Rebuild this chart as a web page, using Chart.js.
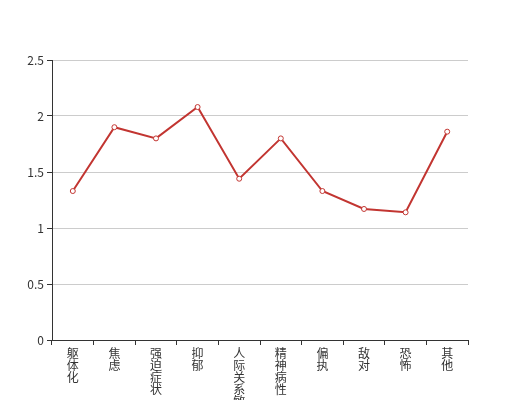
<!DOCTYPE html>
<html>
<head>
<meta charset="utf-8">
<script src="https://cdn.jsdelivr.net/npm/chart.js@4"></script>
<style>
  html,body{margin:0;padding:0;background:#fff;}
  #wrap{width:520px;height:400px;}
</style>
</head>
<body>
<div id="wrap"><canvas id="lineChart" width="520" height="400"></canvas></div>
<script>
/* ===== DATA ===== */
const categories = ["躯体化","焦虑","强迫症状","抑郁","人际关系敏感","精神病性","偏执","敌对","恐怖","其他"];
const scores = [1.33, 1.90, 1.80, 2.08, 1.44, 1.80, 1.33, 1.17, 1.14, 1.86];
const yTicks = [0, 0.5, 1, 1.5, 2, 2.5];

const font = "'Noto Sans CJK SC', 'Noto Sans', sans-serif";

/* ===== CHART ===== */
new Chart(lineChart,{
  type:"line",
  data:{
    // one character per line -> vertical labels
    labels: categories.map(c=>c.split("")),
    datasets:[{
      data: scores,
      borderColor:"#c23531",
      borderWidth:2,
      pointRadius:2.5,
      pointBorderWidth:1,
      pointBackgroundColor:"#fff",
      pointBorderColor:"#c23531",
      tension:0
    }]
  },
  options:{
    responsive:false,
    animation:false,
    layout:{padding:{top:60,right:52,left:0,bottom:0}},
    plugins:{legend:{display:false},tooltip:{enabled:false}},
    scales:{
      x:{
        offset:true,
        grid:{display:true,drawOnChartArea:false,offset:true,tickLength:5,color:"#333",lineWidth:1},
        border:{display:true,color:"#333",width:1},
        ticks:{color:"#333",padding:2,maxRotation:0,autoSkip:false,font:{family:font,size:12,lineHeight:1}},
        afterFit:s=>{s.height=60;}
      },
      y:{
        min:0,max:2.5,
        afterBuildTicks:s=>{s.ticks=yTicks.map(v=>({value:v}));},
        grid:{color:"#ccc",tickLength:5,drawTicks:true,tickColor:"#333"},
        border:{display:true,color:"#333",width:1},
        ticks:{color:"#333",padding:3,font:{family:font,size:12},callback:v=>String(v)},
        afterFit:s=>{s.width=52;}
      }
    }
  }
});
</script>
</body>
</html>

* * * * *

- [Requirement]: Starting at the top of the listing above, reproduce each line up to and including the one with "CJK SC', 'Noto"; omit the pictures.

- [Solution to this task]:
Rebuild this chart as a web page, using Chart.js.
<!DOCTYPE html>
<html>
<head>
<meta charset="utf-8">
<script src="https://cdn.jsdelivr.net/npm/chart.js@4"></script>
<style>
  html,body{margin:0;padding:0;background:#fff;}
  #wrap{width:520px;height:400px;}
</style>
</head>
<body>
<div id="wrap"><canvas id="lineChart" width="520" height="400"></canvas></div>
<script>
/* ===== DATA ===== */
const categories = ["躯体化","焦虑","强迫症状","抑郁","人际关系敏感","精神病性","偏执","敌对","恐怖","其他"];
const scores = [1.33, 1.90, 1.80, 2.08, 1.44, 1.80, 1.33, 1.17, 1.14, 1.86];
const yTicks = [0, 0.5, 1, 1.5, 2, 2.5];

const font = "'Noto Sans CJK SC', 'Noto Sans', sans-serif";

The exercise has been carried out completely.